独ソ戦が膠着状態に陥ると、デンマーク政府とナチスドイツとの蜜月関係にひびが入りはじめる。アメリカなど連合国は1942年12月には「ドイツによるユダヤ人殺害に協力した者は戦後になって由々しい結果に向き合うことになろう」との警告を発していた。ナチスがユダヤ人の「最終解決」に踏み切った頃には、デンマーク政府にはそれに協力しないじゅうぶんな理由があったのだ。

あなたも、私もジェノサイドに加担する

ブラッドランドでいったい何が起きたのか? じつはそこに異常なことはなにひとつなく、ひとびとは生き延びるために合理的に行動しただけだ。スナイダーの説明を単純化すれば、次のようになるだろう。

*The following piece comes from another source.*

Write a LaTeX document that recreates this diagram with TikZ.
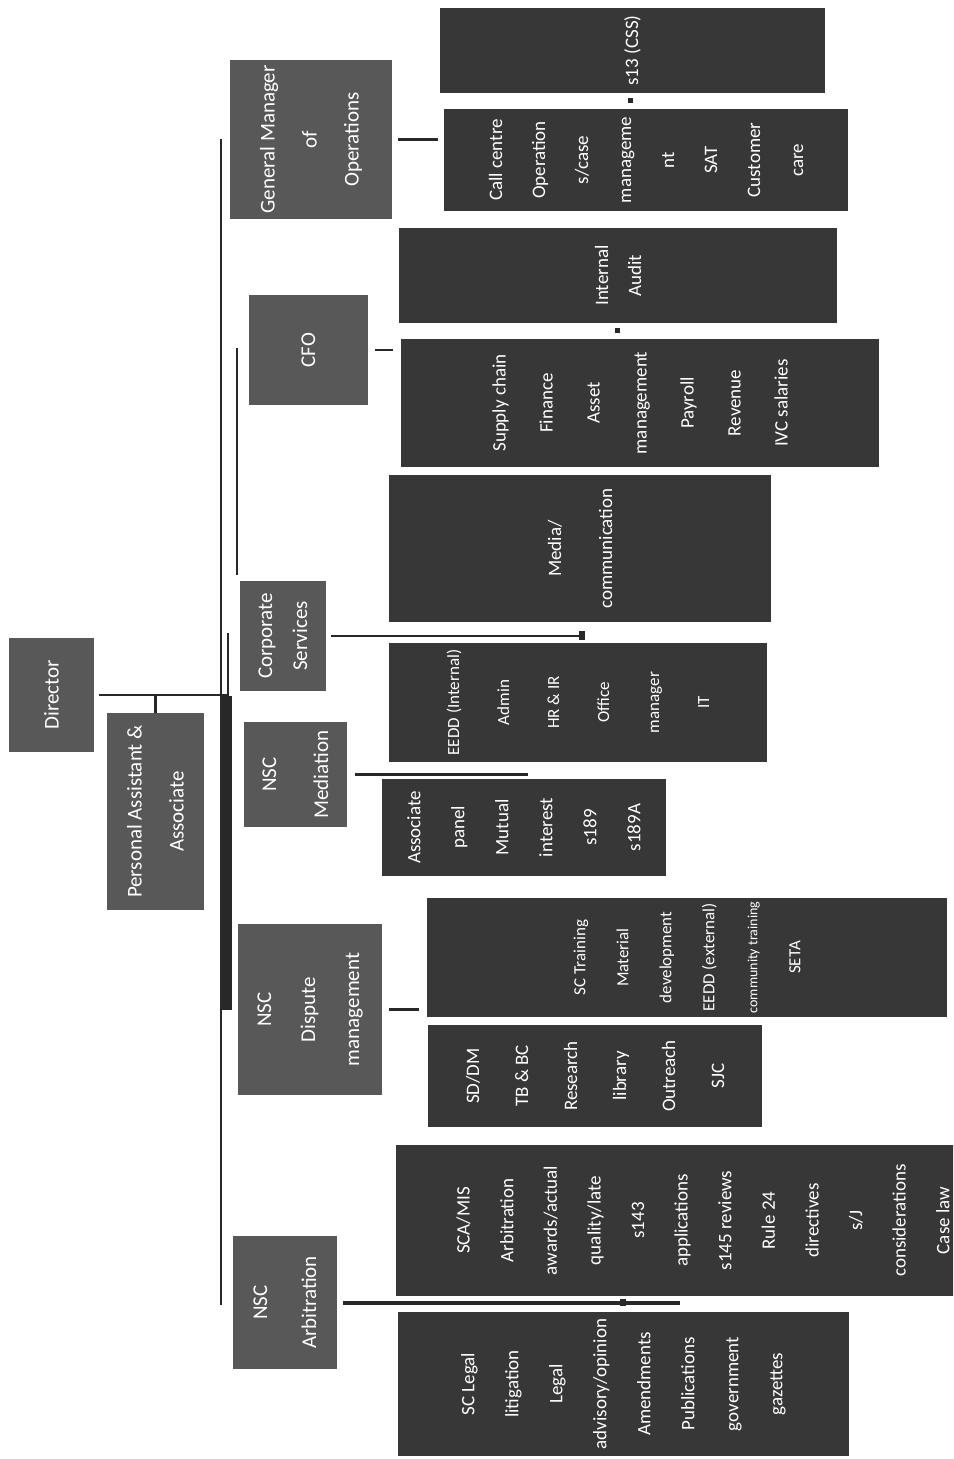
\documentclass[tikz,border=0pt]{standalone}
\usepackage{fontspec}
\setmainfont{Carlito}
\usetikzlibrary{calc}
\definecolor{headc}{RGB}{88,88,88}
\definecolor{leafc}{RGB}{55,55,55}
\definecolor{linec}{RGB}{40,40,40}

\tikzset{
  box/.style={rectangle,rotate=90,inner sep=0pt,text=white,align=center},
  headbox/.style={box,fill=headc,font=\fontsize{10.5}{#1}\selectfont},
  headbox/.default=21,
  leafbox/.style={box,fill=leafc,font=\fontsize{9.5}{#1}\selectfont},
  leafbox/.default=22,
  link/.style={linec,line width=1.4pt},
}

\begin{document}
\begin{tikzpicture}[x=0.5pt,y=-0.5pt]
  \useasboundingbox (0,0) rectangle (953,1459);
  \clip (0,0) rectangle (953,1459);
  \fill[white] (0,0) rectangle (953,1459);

  % top of the chart
  \node[headbox,minimum width=57pt,minimum height=42.5pt] (dir) at (51.5,695) {Director};
  \node[headbox,minimum width=98.5pt,minimum height=48.5pt] (pa) at (155.5,811.5) {Personal Assistant \&\\Associate};

  % units
  \node[headbox,minimum width=79.5pt,minimum height=81pt] (gm) at (311,139.5) {General Manager\\of\\Operations};
  \node[headbox,minimum width=55pt,minimum height=59.5pt] (cfo) at (308.5,350) {CFO};
  \node[headbox=17.5,minimum width=55pt,minimum height=43pt] (corp) at (283,636) {Corporate\\Services};
  \node[headbox=26,minimum width=52.5pt,minimum height=51.5pt] (med) at (295.5,774.5) {NSC\\Mediation};
  \node[headbox=22,minimum width=85.5pt,minimum height=72pt] (disp) at (310,1009.5) {NSC\\Dispute\\management};
  \node[headbox=24.5,minimum width=66.5pt,minimum height=52pt] (arb) at (285,1302.5) {NSC\\Arbitration};

  % sections
  \node[leafbox,minimum width=42.5pt,minimum height=192.5pt] (css) at (632.5,50.5) {s13 (CSS)};
  \node[leafbox=21.5,minimum width=51pt,minimum height=202pt] (call) at (646,160)
    {Call centre\\Operation\\s/case\\manageme\\nt\\SAT\\Customer\\care};
  \node[leafbox=16.5,minimum width=47.5pt,minimum height=219pt] (audit) at (618,275.5) {Internal\\Audit};
  \node[leafbox=23.5,minimum width=64pt,minimum height=239pt] (supply) at (640,403)
    {Supply chain\\Finance\\Asset\\management\\Payroll\\Revenue\\IVC salaries};
  \node[leafbox=25.5,minimum width=73.5pt,minimum height=191pt] (media) at (580,548.5) {Media/\\communication};
  \node[leafbox=25,font=\fontsize{8.5}{25}\selectfont,minimum width=59.5pt,minimum height=189pt] (eedd) at (578,702.5)
    {EEDD (Internal)\\Admin\\HR \& IR\\Office\\manager\\IT};
  \node[leafbox=22,minimum width=48.5pt,minimum height=142pt] (assoc) at (524,827.5)
    {Associate\\panel\\Mutual\\interest\\s189\\s189A};
  \node[leafbox=21.5,font=\fontsize{8.5}{21.5}\selectfont,minimum width=59.5pt,minimum height=260pt] (train) at (687,957.5)
    {SC Training\\Material\\development\\EEDD (external)\\{\fontsize{7}{8}\selectfont community training}\\SETA};
  \node[leafbox=24.5,minimum width=51pt,minimum height=167pt] (sdl) at (595,1076)
    {SD/DM\\TB \& BC\\Research\\library\\Outreach\\SJC};
  \node[leafbox=21.8,minimum width=75.5pt,minimum height=307pt] (sca) at (703,1220.5)
    {SCA/MIS\\Arbitration\\awards/actual\\quality/late\\s143\\applications\\s145 reviews\\Rule 24\\directives\\s/J\\considerations\\Case law};
  \node[leafbox=22,minimum width=72pt,minimum height=225.5pt] (legal) at (623.5,1384)
    {SC Legal\\litigation\\Legal\\advisory/opinion\\Amendments\\Publications\\government\\gazettes};

  % trunk
  \coordinate (ttop) at (221,139);
  \coordinate (tbot) at (221,1305);
  \coordinate (hub) at (227,696);
  \coordinate (tmid) at (227,1010);
  \coordinate (cfa) at (237,348);
  \coordinate (cfb) at (237,575);
  \coordinate (cpa) at (228,633);
  \draw[link] (ttop) -- (tbot);
  \draw[linec,line width=5pt] (hub) -- (tmid);
  \draw[link] (cfa) -- (cfb);
  \draw[link] (cpa) -- (cpa |- hub);
  \draw[link,shorten <=2.5pt] (dir.south) -- (dir.south -| hub);
  \draw[link] (pa.east) -- (pa.east |- dir.south);

  % branches
  \coordinate (corpend) at (583,636);
  \coordinate (medend) at (528,774.5);
  \coordinate (arbend) at (680,1302.5);
  \draw[link,shorten <=3pt,shorten >=3pt] (gm.south) -- (gm.south -| call.north);
  \draw[link,shorten <=3.5pt,shorten >=4pt] (cfo.south) -- (cfo.south -| supply.north);
  \draw[link,line width=1.1pt,shorten <=2.5pt] (corp.south) -- (corpend);
  \draw[link,shorten <=4pt] (med.south) -- (medend);
  \draw[link,shorten <=3.5pt,shorten >=4pt] (disp.south) -- (disp.south -| train.north);
  \draw[link,line width=2pt,shorten <=3pt] (arb.south) -- (arbend);

  % small marks
  \fill[linec] (628,98) rectangle (633,103);
  \fill[linec] (615,328) rectangle (620,333);
  \fill[linec] (579,631) rectangle (585,640);
  \fill[linec] (620,1299) rectangle (626,1306);
\end{tikzpicture}
\end{document}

あなたは村の一員として、貧しいながらもそれなりの暮らしができていた。村には大きな屋敷に住む金持ちと、何人かのユダヤ人がいた。

その村がある日突然、ソ連の占領下に入ることになる。ソ連軍とともにオルグにやってきた共産党員によれば、この世界は革命(善)と反革命(悪)の対立で、善を担うのは労働者、理想世界の実現を阻むのは資本家だ。だからこそ、敵である資本家(金持ち)を殲滅しなければならない。

この奇怪なイデオロギーを聞いたあなたは、突如として大きな幸運を手にしたことに気づく。あなたは貧しいのだから、労働者(善)にちがいない。それに対して資本家(悪)は誰かというと、村でいちばんの金持ち以外にいない。この資本家をソ連軍(共産党)に売り渡し、ラーゲリ(収容所)送りにしてしまえば、労せずして土地や屋敷が手に入るのだ。

外国(エイリアン)による占領という極限状況であなたが生き延びようとすれば、真っ先に共産党に入党し、「革命」に協力して「資本家」を打倒し、すこしでも富を獲得しようとするだろう。

ところが1年もたたないうちに、あなたの村はこんどはナチスドイツの占領下に入ることになる。彼らは共産主義者を敵としていたが、より奇怪なイデオロギーを奉じていた。ナチスによれば、世界はアーリア民族(善)とユダヤ人(悪)の対立で、共産主義者(敵)とはユダヤ人のことなのだ。

あなたが共産党員であることがわかれば、せっかく手に入れた土地や屋敷を手放さなければならないばかりか、強制収容所に送られるか、場合によっては銃殺されるかもしれない。あなたが救われる道はたったひとつしかない。それは、村のユダヤ人を共産主義者としてナチスに売り渡すことだ。

このようにして、ポーランド、ウクライナ、ベラルーシ、バルト三国など、ソ連とナチスドイツによる「二重の占領」が行なわれた場所で資本家、知識人、そしてユダヤ人が根こそぎ殺戮されていった。

スナイダーが強調するのは、ジェノサイドはファシズムという「絶対悪」が単独で行なったわけではないということだ。主権(統治)が崩壊したなかで、ひとびとが生き残るためにどんなことでもやる極限状況が生まれると、そこから「絶対悪」が立ち現われてくる。

これは、誰が正しくて誰が間違っているという話ではない。こうした極限状況に置かれれば、ごく少数の例外を除いて、あなたも、もちろん私も、生き延びるためにジェノサイドに加担するのだ。